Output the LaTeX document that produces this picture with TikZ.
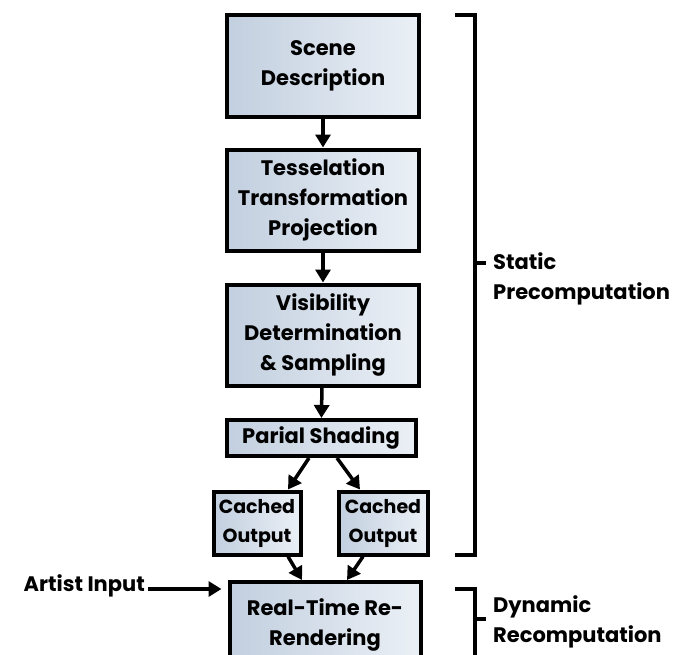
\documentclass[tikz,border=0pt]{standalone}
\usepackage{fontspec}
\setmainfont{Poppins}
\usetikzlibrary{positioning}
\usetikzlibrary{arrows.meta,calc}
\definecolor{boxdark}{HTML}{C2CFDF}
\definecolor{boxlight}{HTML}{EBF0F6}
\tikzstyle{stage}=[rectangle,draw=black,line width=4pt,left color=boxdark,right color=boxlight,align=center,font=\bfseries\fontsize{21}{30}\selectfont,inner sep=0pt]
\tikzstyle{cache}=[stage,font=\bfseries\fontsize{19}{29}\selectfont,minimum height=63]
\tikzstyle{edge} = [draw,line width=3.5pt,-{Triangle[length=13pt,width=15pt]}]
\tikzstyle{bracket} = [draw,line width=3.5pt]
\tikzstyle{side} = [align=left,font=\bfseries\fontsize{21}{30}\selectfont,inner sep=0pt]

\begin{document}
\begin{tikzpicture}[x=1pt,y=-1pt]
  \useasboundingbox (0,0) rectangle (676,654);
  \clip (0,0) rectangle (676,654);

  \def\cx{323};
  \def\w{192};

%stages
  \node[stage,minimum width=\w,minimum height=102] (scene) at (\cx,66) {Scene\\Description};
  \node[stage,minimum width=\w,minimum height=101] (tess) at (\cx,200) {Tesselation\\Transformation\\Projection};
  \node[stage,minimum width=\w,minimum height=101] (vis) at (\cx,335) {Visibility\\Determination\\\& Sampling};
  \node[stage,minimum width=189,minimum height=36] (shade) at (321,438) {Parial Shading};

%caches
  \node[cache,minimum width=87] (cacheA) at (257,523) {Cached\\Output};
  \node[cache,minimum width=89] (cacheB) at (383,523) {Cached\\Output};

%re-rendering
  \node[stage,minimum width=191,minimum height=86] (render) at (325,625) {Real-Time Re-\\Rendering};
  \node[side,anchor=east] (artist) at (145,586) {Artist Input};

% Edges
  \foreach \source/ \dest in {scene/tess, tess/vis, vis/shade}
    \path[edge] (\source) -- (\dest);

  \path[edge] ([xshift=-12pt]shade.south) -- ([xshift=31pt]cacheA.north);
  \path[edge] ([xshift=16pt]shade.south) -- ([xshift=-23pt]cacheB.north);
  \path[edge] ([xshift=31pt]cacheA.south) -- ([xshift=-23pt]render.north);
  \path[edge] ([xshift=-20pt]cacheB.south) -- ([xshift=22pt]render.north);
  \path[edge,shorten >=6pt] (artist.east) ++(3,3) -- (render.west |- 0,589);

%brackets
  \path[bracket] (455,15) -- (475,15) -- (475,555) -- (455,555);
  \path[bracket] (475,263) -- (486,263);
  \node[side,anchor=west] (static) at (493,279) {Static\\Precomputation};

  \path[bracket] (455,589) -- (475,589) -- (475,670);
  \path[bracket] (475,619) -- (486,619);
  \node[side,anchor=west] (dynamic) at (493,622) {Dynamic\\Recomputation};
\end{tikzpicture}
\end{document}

######

Write down every line from the opening of the listing to the line with "width=89] (cacheB) at", both included, and nothing else; the pictures are omitted.

_Response to the task_
Output the LaTeX document that produces this picture with TikZ.
\documentclass[tikz,border=0pt]{standalone}
\usepackage{fontspec}
\setmainfont{Poppins}
\usetikzlibrary{positioning}
\usetikzlibrary{arrows.meta,calc}
\definecolor{boxdark}{HTML}{C2CFDF}
\definecolor{boxlight}{HTML}{EBF0F6}
\tikzstyle{stage}=[rectangle,draw=black,line width=4pt,left color=boxdark,right color=boxlight,align=center,font=\bfseries\fontsize{21}{30}\selectfont,inner sep=0pt]
\tikzstyle{cache}=[stage,font=\bfseries\fontsize{19}{29}\selectfont,minimum height=63]
\tikzstyle{edge} = [draw,line width=3.5pt,-{Triangle[length=13pt,width=15pt]}]
\tikzstyle{bracket} = [draw,line width=3.5pt]
\tikzstyle{side} = [align=left,font=\bfseries\fontsize{21}{30}\selectfont,inner sep=0pt]

\begin{document}
\begin{tikzpicture}[x=1pt,y=-1pt]
  \useasboundingbox (0,0) rectangle (676,654);
  \clip (0,0) rectangle (676,654);

  \def\cx{323};
  \def\w{192};

%stages
  \node[stage,minimum width=\w,minimum height=102] (scene) at (\cx,66) {Scene\\Description};
  \node[stage,minimum width=\w,minimum height=101] (tess) at (\cx,200) {Tesselation\\Transformation\\Projection};
  \node[stage,minimum width=\w,minimum height=101] (vis) at (\cx,335) {Visibility\\Determination\\\& Sampling};
  \node[stage,minimum width=189,minimum height=36] (shade) at (321,438) {Parial Shading};

%caches
  \node[cache,minimum width=87] (cacheA) at (257,523) {Cached\\Output};
  \node[cache,minimum width=89] (cacheB) at (383,523) {Cached\\Output};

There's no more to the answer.